Em apenas um dia, a China anunciou duas novas operações bilionárias no Brasil. De um lado, a China Communications Construction Company (CCCC) assinou memorando de entendimento com o Fundo de Investimentos em Participações Anessa para a construção conjunta do Terminal Graneleiro Babitonga, um projeto privado em São Francisco do Sul (SC), ao custo de R$ 1,6 bilhão. De outro, a China Merchants Port Holdings fechou contrato para a compra de 90% da TCP que opera o Terminal de Contêineres de Paranaguá (PR) por R$ 2,9 bilhões. Mais iniciativas semelhantes pode-se esperar uma vez que o presidente Michel Temer acaba de apresentar aos empresários chineses o programa de privatizações e concessões do governo, envolvendo 57 ativos e investimentos estimados em R$ 44 bilhões.
Os casos são exemplos claros da liderança que o capital estrangeiro vem assumindo nos investimentos feitos no país, especialmente em serviços de infraestrutura. Com o governo tolhido pelos constrangimentos fiscais e os empresários nacionais sobrecarregados por dívidas e enfraquecidos por mais de dois anos seguidos de retração, o capital estrangeiro ocupa espaço cada vez maior. Estudo feito pelo Centro de Estudos de Mercado de Capitais (Cemec) mostra que o investimento privado bancado por recursos próprios das empresas brasileiras, entre lucros retidos e poupança, diminuiu de 64,9% para 43,5% entre 2004 e o primeiro trimestre deste ano, enquanto a parcela sustentada pelo investimento estrangeiro cresceu de 17,4% para 29,1% no mesmo espaço de tempo (Valor, ontem).
Os vultuosos volumes de recursos que os chineses estão colocando em infraestrutura já aparecem nas estatísticas do Banco Central e podem crescer ainda mais. A China ficou com uma fatia de 1,6% do total de investimentos diretos no país de 2016, e acumula 0,5% neste ano até julho. Os Estados Unidos continuam na liderança com 12,2% em 2016, percentual que saltou para 26,7% neste ano. Em seguida vêm os Países Baixos, com 19,6% e 16,8%, respectivamente.
Em linha com o interesse desses investidores, o setor da economia que mais capital estrangeiro vem recebendo é o de serviços, que ficou com 45,9% do total em 2016 e abocanha nada menos do 65,9% nos primeiros sete meses deste ano, com destaque para a eletricidade, com 5,5% no ano passado e 19,4% neste ano. O comércio ficou com 10,6% e 11,8%, respectivamente.
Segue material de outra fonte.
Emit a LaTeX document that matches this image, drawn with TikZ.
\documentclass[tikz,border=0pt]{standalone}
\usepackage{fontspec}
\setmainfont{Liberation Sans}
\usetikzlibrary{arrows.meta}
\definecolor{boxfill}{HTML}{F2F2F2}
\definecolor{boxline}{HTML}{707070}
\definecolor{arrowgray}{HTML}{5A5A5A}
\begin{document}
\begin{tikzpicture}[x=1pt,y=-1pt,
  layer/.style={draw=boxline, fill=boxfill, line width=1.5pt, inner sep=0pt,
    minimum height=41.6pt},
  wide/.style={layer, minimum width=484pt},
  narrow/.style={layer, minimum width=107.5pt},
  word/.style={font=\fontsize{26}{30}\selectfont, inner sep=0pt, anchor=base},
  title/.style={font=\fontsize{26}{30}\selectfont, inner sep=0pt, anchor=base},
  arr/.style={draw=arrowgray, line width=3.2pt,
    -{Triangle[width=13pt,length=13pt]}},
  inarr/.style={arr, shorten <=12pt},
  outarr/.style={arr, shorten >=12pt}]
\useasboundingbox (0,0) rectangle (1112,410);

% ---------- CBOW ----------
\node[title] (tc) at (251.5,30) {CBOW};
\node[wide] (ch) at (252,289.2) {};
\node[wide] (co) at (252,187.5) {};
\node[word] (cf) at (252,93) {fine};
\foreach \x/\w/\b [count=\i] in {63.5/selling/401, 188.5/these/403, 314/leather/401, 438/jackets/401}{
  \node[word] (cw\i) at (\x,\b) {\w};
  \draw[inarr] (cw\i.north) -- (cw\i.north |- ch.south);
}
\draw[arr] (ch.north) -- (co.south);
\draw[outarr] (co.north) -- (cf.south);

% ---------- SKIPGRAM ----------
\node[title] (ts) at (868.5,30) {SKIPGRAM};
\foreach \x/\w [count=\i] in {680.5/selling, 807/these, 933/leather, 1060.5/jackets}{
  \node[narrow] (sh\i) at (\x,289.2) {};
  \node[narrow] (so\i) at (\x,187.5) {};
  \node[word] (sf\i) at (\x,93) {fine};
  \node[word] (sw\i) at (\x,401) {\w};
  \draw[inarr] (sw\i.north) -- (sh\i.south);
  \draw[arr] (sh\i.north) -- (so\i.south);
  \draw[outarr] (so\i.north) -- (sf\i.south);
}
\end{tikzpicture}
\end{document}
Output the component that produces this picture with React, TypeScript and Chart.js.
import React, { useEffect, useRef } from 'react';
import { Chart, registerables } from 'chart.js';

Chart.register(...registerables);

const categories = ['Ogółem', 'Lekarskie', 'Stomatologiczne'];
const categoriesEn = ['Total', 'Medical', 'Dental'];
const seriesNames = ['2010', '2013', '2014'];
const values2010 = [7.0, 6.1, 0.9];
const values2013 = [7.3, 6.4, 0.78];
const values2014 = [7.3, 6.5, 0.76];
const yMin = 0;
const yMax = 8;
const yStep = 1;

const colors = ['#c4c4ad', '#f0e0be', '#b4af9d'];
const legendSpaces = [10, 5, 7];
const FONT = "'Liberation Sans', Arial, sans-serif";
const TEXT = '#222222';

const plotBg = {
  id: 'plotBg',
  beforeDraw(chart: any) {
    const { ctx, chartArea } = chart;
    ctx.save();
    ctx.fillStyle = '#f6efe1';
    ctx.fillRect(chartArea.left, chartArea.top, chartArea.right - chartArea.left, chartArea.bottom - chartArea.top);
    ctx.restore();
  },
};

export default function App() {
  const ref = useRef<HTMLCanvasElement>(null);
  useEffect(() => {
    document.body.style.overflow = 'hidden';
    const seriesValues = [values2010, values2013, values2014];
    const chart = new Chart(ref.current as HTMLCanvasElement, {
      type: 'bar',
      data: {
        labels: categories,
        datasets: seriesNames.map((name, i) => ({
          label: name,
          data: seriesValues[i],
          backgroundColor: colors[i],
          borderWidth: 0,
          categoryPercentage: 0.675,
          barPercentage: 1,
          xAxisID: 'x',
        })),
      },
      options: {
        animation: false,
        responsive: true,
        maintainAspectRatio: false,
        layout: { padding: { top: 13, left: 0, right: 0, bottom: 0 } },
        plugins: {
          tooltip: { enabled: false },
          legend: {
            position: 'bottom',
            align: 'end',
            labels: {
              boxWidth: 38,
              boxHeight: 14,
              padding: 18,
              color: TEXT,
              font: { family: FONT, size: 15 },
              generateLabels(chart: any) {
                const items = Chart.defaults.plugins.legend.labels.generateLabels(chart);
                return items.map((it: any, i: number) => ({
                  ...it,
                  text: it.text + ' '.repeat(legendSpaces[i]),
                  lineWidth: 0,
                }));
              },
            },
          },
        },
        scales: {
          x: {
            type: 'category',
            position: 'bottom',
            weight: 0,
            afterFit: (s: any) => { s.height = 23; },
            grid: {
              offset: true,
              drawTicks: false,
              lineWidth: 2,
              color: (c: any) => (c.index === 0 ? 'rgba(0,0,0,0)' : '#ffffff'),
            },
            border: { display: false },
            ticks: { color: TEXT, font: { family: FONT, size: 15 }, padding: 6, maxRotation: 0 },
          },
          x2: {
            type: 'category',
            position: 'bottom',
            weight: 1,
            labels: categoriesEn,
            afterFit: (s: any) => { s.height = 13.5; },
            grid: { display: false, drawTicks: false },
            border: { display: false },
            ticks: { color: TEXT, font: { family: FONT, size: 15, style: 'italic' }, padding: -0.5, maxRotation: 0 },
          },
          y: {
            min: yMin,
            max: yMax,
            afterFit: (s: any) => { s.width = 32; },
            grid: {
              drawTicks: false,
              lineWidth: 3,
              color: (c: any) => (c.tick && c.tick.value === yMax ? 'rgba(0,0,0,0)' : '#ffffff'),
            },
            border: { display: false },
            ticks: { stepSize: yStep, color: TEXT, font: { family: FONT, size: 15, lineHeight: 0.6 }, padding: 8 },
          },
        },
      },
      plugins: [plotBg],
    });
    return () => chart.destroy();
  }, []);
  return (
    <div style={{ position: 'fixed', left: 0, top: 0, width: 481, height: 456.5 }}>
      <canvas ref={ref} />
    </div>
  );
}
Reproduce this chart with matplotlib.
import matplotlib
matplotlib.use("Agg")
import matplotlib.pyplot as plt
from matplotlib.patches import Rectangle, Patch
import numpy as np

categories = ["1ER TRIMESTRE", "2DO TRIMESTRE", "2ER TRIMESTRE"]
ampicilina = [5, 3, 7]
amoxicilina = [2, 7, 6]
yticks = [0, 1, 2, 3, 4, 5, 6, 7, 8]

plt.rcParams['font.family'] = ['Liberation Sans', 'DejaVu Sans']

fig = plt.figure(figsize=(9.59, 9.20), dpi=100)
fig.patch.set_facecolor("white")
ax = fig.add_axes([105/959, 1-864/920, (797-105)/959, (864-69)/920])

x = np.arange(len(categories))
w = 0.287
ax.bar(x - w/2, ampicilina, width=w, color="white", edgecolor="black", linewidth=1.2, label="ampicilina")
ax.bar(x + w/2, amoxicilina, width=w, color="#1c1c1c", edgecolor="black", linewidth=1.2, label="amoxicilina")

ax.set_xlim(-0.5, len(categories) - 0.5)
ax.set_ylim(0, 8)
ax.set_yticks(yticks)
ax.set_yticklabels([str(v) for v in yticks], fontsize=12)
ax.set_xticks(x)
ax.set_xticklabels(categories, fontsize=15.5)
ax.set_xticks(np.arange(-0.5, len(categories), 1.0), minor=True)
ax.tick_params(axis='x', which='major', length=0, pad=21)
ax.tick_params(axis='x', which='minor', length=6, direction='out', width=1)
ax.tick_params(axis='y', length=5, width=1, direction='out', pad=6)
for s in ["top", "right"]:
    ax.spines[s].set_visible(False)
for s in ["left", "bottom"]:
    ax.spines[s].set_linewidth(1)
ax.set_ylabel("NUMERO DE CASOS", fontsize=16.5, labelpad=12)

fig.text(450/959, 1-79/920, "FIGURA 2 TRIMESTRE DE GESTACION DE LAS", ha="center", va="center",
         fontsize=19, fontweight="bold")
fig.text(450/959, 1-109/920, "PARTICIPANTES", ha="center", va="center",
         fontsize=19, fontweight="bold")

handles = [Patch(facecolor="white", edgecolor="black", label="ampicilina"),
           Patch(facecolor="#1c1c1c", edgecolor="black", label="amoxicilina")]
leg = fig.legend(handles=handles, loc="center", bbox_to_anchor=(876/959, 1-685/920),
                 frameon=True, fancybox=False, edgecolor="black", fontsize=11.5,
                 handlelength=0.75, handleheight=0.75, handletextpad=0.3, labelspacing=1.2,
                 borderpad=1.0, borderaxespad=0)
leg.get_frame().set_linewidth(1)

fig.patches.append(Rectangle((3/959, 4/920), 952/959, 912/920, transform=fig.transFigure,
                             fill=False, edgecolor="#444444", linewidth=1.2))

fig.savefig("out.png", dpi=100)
A indústria, que tinha absorvido 37,6% do capital estrangeiro que ingressou no país como investimento direto, está com 27,9% neste ano. O setor de agropecuária e extração mineral também perdeu espaço, de 16,2% para 5,9%.
Apesar da turbulência política e econômica, o investimento estrangeiro não para de crescer no Brasil, mostram também os dados do BC. Em julho, o investimento direto no país (IDP) foi de US$ 4,1 bilhões, acumulando US$ 40, 4 bilhões no ano em comparação com US$ 34 bilhões no mesmo período de 2016. A dez dias para terminar agosto, já chegava a US$ 45 bilhões no ano. A previsão do BC é que o ano vai terminar com US$ 75 bilhões em investimento direto, mais do que suficiente para financiar o déficit em conta corrente, estimado em US$ 24 bilhões. Ao lado das exportações crescentes, o capital externo também vem ajudando no ajuste das contas externas.
Fazem parte do IDP os recursos destinados à participação no capital e os empréstimos diretos concedidos por matrizes de empresas multinacionais a suas filiais no país e vice-versa. O retorno de investimento brasileiro no exterior também integra essas estatísticas. O investimento para participação no capital foi de US$ 2,6 bilhões em julho, somando US$ 30,7 bilhões no ano, e os empréstimos intercompanhias, US$ 1,5 bilhão no mês passado e US$ 9,6 bilhões no ano.
Entre os fatores que contribuem para esse cenário positivo estão a abundante liquidez internacional, o ajuste gradual dos juros internacionais e a busca de um retorno mais atraente. A recessão e o real mais fraco também tornaram os ativos domésticos relativamente mais "baratos", atraindo o investidor estrangeiro e reduzindo a dependência de capitais mais voláteis para o financiamento das contas externas. Para o restante de 2017 e também para 2018, o BC e os analistas esperam a manutenção desse quadro de contas externas sob controle, com capacidade de absorção de eventuais choques externos e redução de vulnerabilidades, ao lado do câmbio flutuante e do elevado volume de reservas internacionais.